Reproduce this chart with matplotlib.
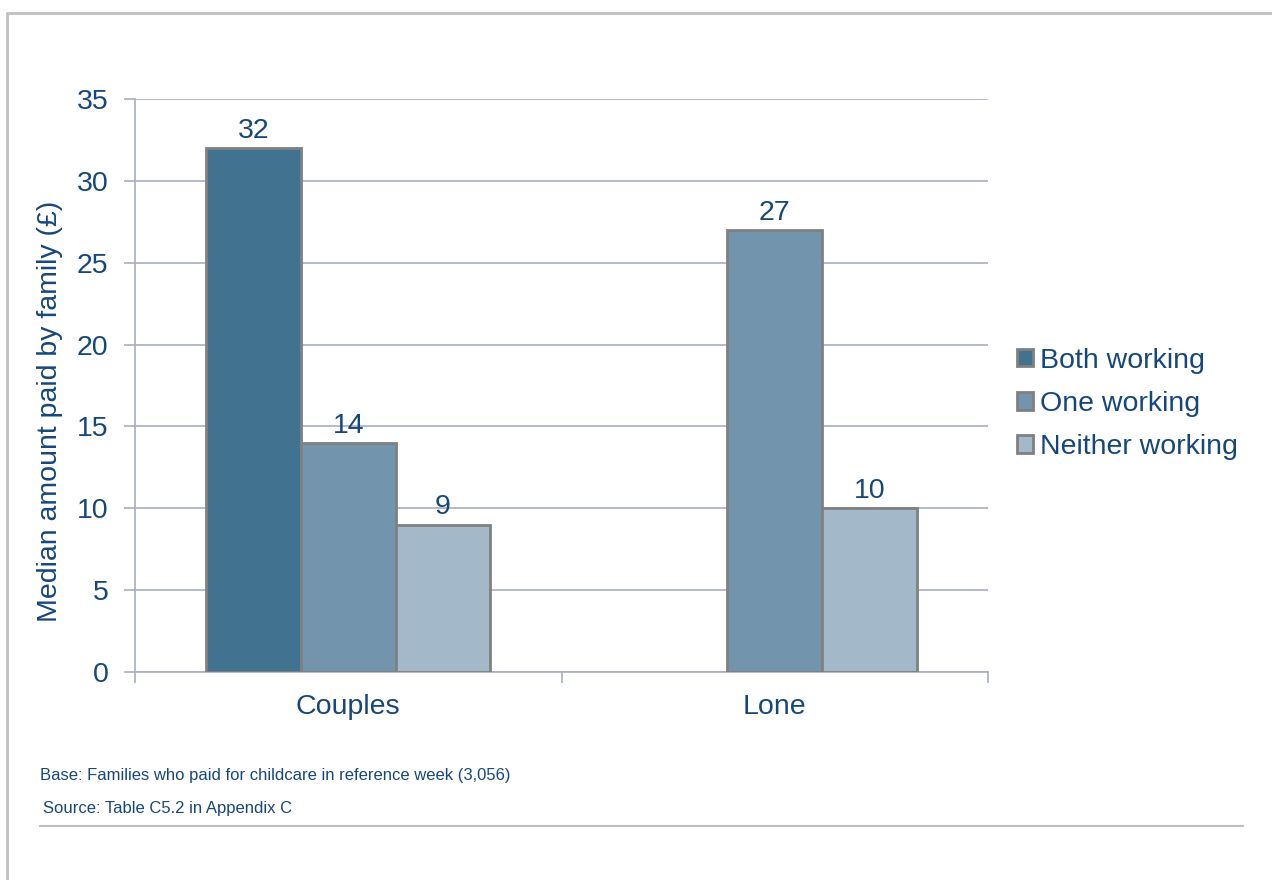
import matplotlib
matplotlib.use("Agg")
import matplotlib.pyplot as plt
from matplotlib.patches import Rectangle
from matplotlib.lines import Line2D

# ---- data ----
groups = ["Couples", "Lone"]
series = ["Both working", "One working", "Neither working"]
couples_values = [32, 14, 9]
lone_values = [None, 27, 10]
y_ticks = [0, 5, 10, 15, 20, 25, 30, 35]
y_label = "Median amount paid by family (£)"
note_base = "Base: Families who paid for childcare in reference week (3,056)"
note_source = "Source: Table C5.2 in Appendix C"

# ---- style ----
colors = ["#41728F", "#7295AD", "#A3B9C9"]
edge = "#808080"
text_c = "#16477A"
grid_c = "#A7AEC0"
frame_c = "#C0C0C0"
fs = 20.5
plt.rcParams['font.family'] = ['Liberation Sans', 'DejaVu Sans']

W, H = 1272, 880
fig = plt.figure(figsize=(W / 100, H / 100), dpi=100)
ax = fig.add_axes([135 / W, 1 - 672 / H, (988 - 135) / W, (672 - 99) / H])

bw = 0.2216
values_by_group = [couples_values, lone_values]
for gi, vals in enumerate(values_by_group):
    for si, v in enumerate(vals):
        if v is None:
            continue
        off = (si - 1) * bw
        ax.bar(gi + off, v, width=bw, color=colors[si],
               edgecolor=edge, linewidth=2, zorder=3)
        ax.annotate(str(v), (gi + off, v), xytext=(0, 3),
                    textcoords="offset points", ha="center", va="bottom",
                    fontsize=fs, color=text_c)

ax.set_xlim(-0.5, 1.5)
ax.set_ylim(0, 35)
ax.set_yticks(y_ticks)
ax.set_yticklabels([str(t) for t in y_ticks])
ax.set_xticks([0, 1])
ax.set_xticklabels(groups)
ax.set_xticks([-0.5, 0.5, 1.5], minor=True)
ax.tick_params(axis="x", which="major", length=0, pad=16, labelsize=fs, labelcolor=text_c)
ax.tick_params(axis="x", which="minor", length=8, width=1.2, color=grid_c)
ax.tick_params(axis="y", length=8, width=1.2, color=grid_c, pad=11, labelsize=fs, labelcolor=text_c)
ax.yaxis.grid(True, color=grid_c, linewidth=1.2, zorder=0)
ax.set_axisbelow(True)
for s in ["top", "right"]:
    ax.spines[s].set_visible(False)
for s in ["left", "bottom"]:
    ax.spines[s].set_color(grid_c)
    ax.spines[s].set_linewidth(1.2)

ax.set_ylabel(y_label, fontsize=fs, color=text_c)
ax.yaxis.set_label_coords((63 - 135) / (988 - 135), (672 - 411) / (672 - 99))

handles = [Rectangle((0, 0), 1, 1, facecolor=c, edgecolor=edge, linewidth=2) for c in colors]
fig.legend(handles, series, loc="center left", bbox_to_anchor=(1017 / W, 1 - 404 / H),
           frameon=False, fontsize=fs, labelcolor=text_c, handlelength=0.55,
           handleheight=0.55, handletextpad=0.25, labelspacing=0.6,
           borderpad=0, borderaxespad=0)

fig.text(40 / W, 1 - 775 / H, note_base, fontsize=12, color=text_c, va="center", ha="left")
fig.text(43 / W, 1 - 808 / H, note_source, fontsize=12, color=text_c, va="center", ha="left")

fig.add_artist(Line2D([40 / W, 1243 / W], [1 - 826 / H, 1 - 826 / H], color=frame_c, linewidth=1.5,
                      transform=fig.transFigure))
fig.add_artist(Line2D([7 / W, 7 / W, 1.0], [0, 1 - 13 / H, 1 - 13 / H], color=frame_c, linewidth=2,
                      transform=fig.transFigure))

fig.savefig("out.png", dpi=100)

***

— DO THIS —
Quote the material in full and exactly; do not carry over its pictures.

— THE REPLY —
Reproduce this chart with matplotlib.
import matplotlib
matplotlib.use("Agg")
import matplotlib.pyplot as plt
from matplotlib.patches import Rectangle
from matplotlib.lines import Line2D

# ---- data ----
groups = ["Couples", "Lone"]
series = ["Both working", "One working", "Neither working"]
couples_values = [32, 14, 9]
lone_values = [None, 27, 10]
y_ticks = [0, 5, 10, 15, 20, 25, 30, 35]
y_label = "Median amount paid by family (£)"
note_base = "Base: Families who paid for childcare in reference week (3,056)"
note_source = "Source: Table C5.2 in Appendix C"

# ---- style ----
colors = ["#41728F", "#7295AD", "#A3B9C9"]
edge = "#808080"
text_c = "#16477A"
grid_c = "#A7AEC0"
frame_c = "#C0C0C0"
fs = 20.5
plt.rcParams['font.family'] = ['Liberation Sans', 'DejaVu Sans']

W, H = 1272, 880
fig = plt.figure(figsize=(W / 100, H / 100), dpi=100)
ax = fig.add_axes([135 / W, 1 - 672 / H, (988 - 135) / W, (672 - 99) / H])

bw = 0.2216
values_by_group = [couples_values, lone_values]
for gi, vals in enumerate(values_by_group):
    for si, v in enumerate(vals):
        if v is None:
            continue
        off = (si - 1) * bw
        ax.bar(gi + off, v, width=bw, color=colors[si],
               edgecolor=edge, linewidth=2, zorder=3)
        ax.annotate(str(v), (gi + off, v), xytext=(0, 3),
                    textcoords="offset points", ha="center", va="bottom",
                    fontsize=fs, color=text_c)

ax.set_xlim(-0.5, 1.5)
ax.set_ylim(0, 35)
ax.set_yticks(y_ticks)
ax.set_yticklabels([str(t) for t in y_ticks])
ax.set_xticks([0, 1])
ax.set_xticklabels(groups)
ax.set_xticks([-0.5, 0.5, 1.5], minor=True)
ax.tick_params(axis="x", which="major", length=0, pad=16, labelsize=fs, labelcolor=text_c)
ax.tick_params(axis="x", which="minor", length=8, width=1.2, color=grid_c)
ax.tick_params(axis="y", length=8, width=1.2, color=grid_c, pad=11, labelsize=fs, labelcolor=text_c)
ax.yaxis.grid(True, color=grid_c, linewidth=1.2, zorder=0)
ax.set_axisbelow(True)
for s in ["top", "right"]:
    ax.spines[s].set_visible(False)
for s in ["left", "bottom"]:
    ax.spines[s].set_color(grid_c)
    ax.spines[s].set_linewidth(1.2)

ax.set_ylabel(y_label, fontsize=fs, color=text_c)
ax.yaxis.set_label_coords((63 - 135) / (988 - 135), (672 - 411) / (672 - 99))

handles = [Rectangle((0, 0), 1, 1, facecolor=c, edgecolor=edge, linewidth=2) for c in colors]
fig.legend(handles, series, loc="center left", bbox_to_anchor=(1017 / W, 1 - 404 / H),
           frameon=False, fontsize=fs, labelcolor=text_c, handlelength=0.55,
           handleheight=0.55, handletextpad=0.25, labelspacing=0.6,
           borderpad=0, borderaxespad=0)

fig.text(40 / W, 1 - 775 / H, note_base, fontsize=12, color=text_c, va="center", ha="left")
fig.text(43 / W, 1 - 808 / H, note_source, fontsize=12, color=text_c, va="center", ha="left")

fig.add_artist(Line2D([40 / W, 1243 / W], [1 - 826 / H, 1 - 826 / H], color=frame_c, linewidth=1.5,
                      transform=fig.transFigure))
fig.add_artist(Line2D([7 / W, 7 / W, 1.0], [0, 1 - 13 / H, 1 - 13 / H], color=frame_c, linewidth=2,
                      transform=fig.transFigure))

fig.savefig("out.png", dpi=100)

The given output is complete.